Gun owners are as much to blame as gun control advocates. Lots of no one fighting going on:
No one in Texas fights for rights in California.
People in Arizona could care less about the plight of New Yorkers or Washingtonians.
“We don’t need bumpstocks”
“We don’t need 30rd mags”
“We don’t need 1000rds of ammunition”
“We’re ok with UBCs”
“You don’t need a semiautomatic to hunt”
“You don’t need 10 rounds to hunt”
“I’m ok with hunting rifles”
“I’ll register my guns if I get to keep them”
“Target sports is the only valid reason to own a gun”
“Hunting is the only valid reason to own a gun”
This and more has been said or done on the pro-gun side.
Pro-gun side is just a bunch of teacup poodles with some catchy slogans like “come and take it” “molon labe” and the likes.
We don’t fight, we comply. Because it’s not a right that most of the public approves of or even really cares about. We are not much more than people who want to keep their toys.

Fairly intensive indoctrination going on in public schools, I’ve heard many recordings of public school lectures, it’s not rumor or conspiracy theories. We all know about the media and politicians too.
rickyrick is offline  
Old March 27, 2019, 02:47 PM   #64
Aguila Blanca
Staff
 
Join Date: September 25, 2008
Location: CONUS
Posts: 12,248
As much as I hate to suggest it, a major aspect of fighting to protect our right to keep and bear arms is to (as the saying goes) "put your money where your mouth is." We can sit behind our keyboards and pontificate about the Second Amendment and the nature and origins of the RKBA, but (for the most part) when we post here we're preaching to the choir. And while we're busily reinforcing each other regarding how right we are and how wrong "they" are, "they" are hard at work crafting more anti-gun legislation to propose at all levels of government.

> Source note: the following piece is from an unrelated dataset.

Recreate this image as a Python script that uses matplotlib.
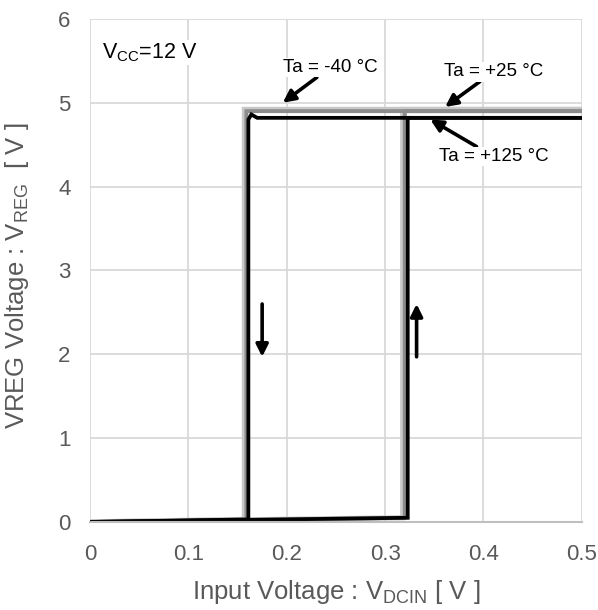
import matplotlib.pyplot as plt

plt.rcParams["font.family"] = ["Liberation Sans", "DejaVu Sans"]

# hysteresis loops, V_DCIN [V] vs V_REG [V]
vin_up_m40 = [0, 0.318, 0.318, 0.5]
vreg_up_m40 = [0, 0.05, 4.92, 4.92]
vin_dn_m40 = [0.5, 0.157, 0.157, 0]
vreg_dn_m40 = [4.92, 4.92, 0.03, 0]

vin_up_25 = [0, 0.320, 0.320, 0.5]
vreg_up_25 = [0, 0.05, 4.90, 4.90]
vin_dn_25 = [0.5, 0.159, 0.159, 0]
vreg_dn_25 = [4.90, 4.90, 0.03, 0]

vin_up_125 = [0, 0.323, 0.323, 0.5]
vreg_up_125 = [0, 0.05, 4.82, 4.82]
vin_dn_125 = [0.5, 0.170, 0.164, 0.161, 0.161, 0]
vreg_dn_125 = [4.82, 4.82, 4.86, 4.80, 0.03, 0]

xticks = [0, 0.1, 0.2, 0.3, 0.4, 0.5]
xticklabels = ["0", "0.1", "0.2", "0.3", "0.4", "0.5"]
yticks = [0, 1, 2, 3, 4, 5, 6]

fig = plt.figure(figsize=(5.98, 6.10), dpi=100)
ax = fig.add_axes([0.1505, 0.1443, 0.8225, 0.8247])

ax.plot(vin_up_m40, vreg_up_m40, color="#c8c8c8", lw=3.8, solid_joinstyle="miter")
ax.plot(vin_dn_m40, vreg_dn_m40, color="#c8c8c8", lw=3.8, solid_joinstyle="miter")
ax.plot(vin_up_25, vreg_up_25, color="#8c8c8c", lw=2.8, solid_joinstyle="miter")
ax.plot(vin_dn_25, vreg_dn_25, color="#8c8c8c", lw=2.8, solid_joinstyle="miter")
ax.plot(vin_up_125, vreg_up_125, color="black", lw=2.7, solid_joinstyle="miter")
ax.plot(vin_dn_125, vreg_dn_125, color="black", lw=2.7, solid_joinstyle="miter")

ax.set_xlim(0, 0.5)
ax.set_ylim(0, 6)
ax.set_xticks(xticks)
ax.set_xticklabels(xticklabels)
ax.set_yticks(yticks)
ax.grid(True, color="#d9d9d9", lw=1.3)
ax.set_axisbelow(True)
for s in ["top", "right", "left"]:
    ax.spines[s].set_visible(False)
ax.spines["bottom"].set_color("#bfbfbf")
ax.spines["bottom"].set_linewidth(1.5)
ax.tick_params(length=0, labelsize=16, colors="#595959")
ax.tick_params(axis="x", pad=16)
ax.tick_params(axis="y", pad=14)

ax.set_xlabel("Input Voltage : V$_{\\mathregular{DCIN}}$ [ V ]", fontsize=18.5,
              color="#595959")
ax.xaxis.set_label_coords(0.5, -0.112)
ax.set_ylabel("VREG Voltage : V$_{\\mathregular{REG}}$  [ V ]", fontsize=18.5,
              color="#595959")
ax.yaxis.set_label_coords(-0.12, 0.49)

bbox = dict(facecolor="white", edgecolor="none", pad=1)
ax.text(0.012, 5.6, "V$_{\\mathregular{CC}}$=12 V", fontsize=15.5, va="center",
        bbox=bbox)

arr = dict(arrowstyle="-|>", color="black", lw=2.6, mutation_scale=18,
           shrinkA=0, shrinkB=0)
ax.annotate("Ta = -40 °C", xy=(0.196, 5.0), xytext=(0.244, 5.42),
            fontsize=13.5, ha="center", va="center", arrowprops=arr, bbox=bbox)
ax.annotate("Ta = +25 °C", xy=(0.361, 4.95), xytext=(0.41, 5.37),
            fontsize=13.5, ha="center", va="center", arrowprops=arr, bbox=bbox)
ax.annotate("Ta = +125 °C", xy=(0.346, 4.80), xytext=(0.41, 4.36),
            fontsize=13.5, ha="center", va="center", arrowprops=arr, bbox=bbox)

# direction arrows
ax.annotate("", xy=(0.175, 1.97), xytext=(0.175, 2.6), arrowprops=arr)
ax.annotate("", xy=(0.332, 2.6), xytext=(0.332, 1.97), arrowprops=arr)

fig.savefig("out.png", dpi=100)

How do we combat that? With votes ... and with money. First, if you aren't involved in your state's most active and effective gun rights organization ... get involved. If you can't make it to meetings, support them with money. Support the NRA-ILA. Remember, the NRA itself is an educational non-profit organization. The NRA cannot engage in lobbying. The ILA is a legally separate organization that CAN engage in lobbying ... and does. The ILA is financially separate from the NRA, so be sure to direct some money to the ILA to continue the fight. I also like to support the Second Amendment Foundation, since they are also active and involved.

And then we get to the sense of John F. Kennedy's famous speech, in which he enjoined us to, "Ask not what your country can do for you. Ask what you can do for your country." I expressed this recently as borrowing from the environmentalists' playbook: "Think globally, act locally." It's impossible for the NRA-ILA, the SAF, or any other gun rights group to keep track of the myriad of local and county ordinances on the books and being proposed. WE have to do that. And sometimes the only way to fight these local laws is to step up the plate and open our own wallets.

A few years ago I became aware of a particularly onerous and absurdly written local ordinance in my own home town. The way it was written, even though I have a state-issued permit to carry, if I carried while walking out to my mailbox on the street curb, I was in violation of the law. My state's gun rights organization, of which I am a member, was engaged in a legal battle against the state on statewide legislation, so I didn't want to even ask them to siphon money away from that fight to take on my town. So I hired an attorney on my own dime to take it on. I financed a year's worth of negotiations ... which didn't generate any changes. In year two, my attorney was able to obtain some grant money from the NRA to enable us to continue the negotiations, and we did ultimately succeed in getting the town to revise the ordinance.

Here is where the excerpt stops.